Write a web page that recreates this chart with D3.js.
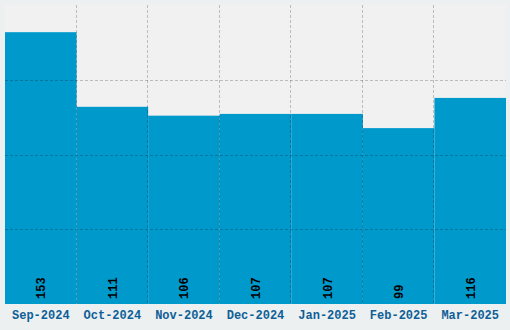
<!DOCTYPE html>
<html><head><meta charset="utf-8">
<script src="https://cdn.jsdelivr.net/npm/d3@7"></script>
<style>html,body{margin:0;padding:0;background:#ecf0f1;}svg{display:block;}</style>
</head><body>
<script>
const categories = ["Sep-2024","Oct-2024","Nov-2024","Dec-2024","Jan-2025","Feb-2025","Mar-2025"];
const values = [153, 111, 106, 107, 107, 99, 116];

const W = 510, H = 330;
const m = {top: 5, right: 4, bottom: 26, left: 5};
const iw = W - m.left - m.right, ih = H - m.top - m.bottom;

const svg = d3.select("body").append("svg").attr("width", W).attr("height", H);
svg.append("rect").attr("width", W).attr("height", H).attr("fill", "#ecf0f1");
const g = svg.append("g").attr("transform", `translate(${m.left},${m.top})`);
g.append("rect").attr("width", iw).attr("height", ih).attr("fill", "#f1f1f1");

const x = d3.scaleBand().domain(categories).range([0, iw]).padding(0);
const y = d3.scaleLinear().domain([0, d3.max(values) * 1.1]).range([ih, 0]);

g.selectAll("rect.bar").data(values).join("rect").attr("class", "bar")
  .attr("x", (d, i) => x(categories[i]))
  .attr("width", x.bandwidth())
  .attr("y", d => y(d))
  .attr("height", d => ih - y(d))
  .attr("fill", "#0099cc");

// grid
const ymax = y.domain()[1];
const yTicks = d3.range(1, 4).map(k => ymax * k / 4);
g.selectAll("line.hg").data(yTicks).join("line")
  .attr("x1", 0).attr("x2", iw)
  .attr("y1", d => Math.round(y(d)) + 0.5).attr("y2", d => Math.round(y(d)) + 0.5)
  .attr("stroke", "rgba(0,0,0,0.22)").attr("stroke-dasharray", "3,2");
g.selectAll("line.vg").data(categories.slice(1)).join("line")
  .attr("y1", 0).attr("y2", ih)
  .attr("x1", d => Math.round(x(d)) - 0.5).attr("x2", d => Math.round(x(d)) - 0.5)
  .attr("stroke", "rgba(0,0,0,0.22)").attr("stroke-dasharray", "3,2");

// value labels
g.selectAll("text.val").data(values).join("text")
  .attr("transform", (d, i) => `translate(${x(categories[i]) + x.bandwidth()/2 + 4.5},${ih - 5}) rotate(-90)`)
  .attr("text-anchor", "start")
  .attr("font-family", "Liberation Mono, monospace")
  .attr("font-weight", "bold")
  .attr("font-size", "12px")
  .attr("fill", "#000")
  .text(d => d);

// x axis labels
const xAxis = d3.axisBottom(x).tickSize(0).tickPadding(6);
const ax = g.append("g").attr("transform", `translate(0,${ih})`).call(xAxis);
ax.select(".domain").remove();
ax.selectAll("text")
  .attr("font-family", "Liberation Mono, monospace")
  .attr("font-weight", "bold")
  .attr("font-size", "12px")
  .attr("fill", "#0f5f97");
</script>
</body></html>
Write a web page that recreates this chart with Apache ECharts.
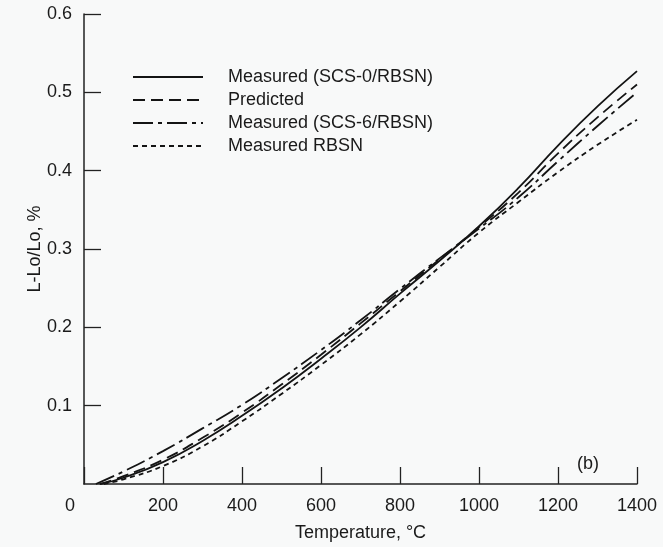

What to produce: Within the data above, pick out all lines holding the word "Write".

Completed exercise:
Write a web page that recreates this chart with D3.js.
Write a web page that recreates this chart with Apache ECharts.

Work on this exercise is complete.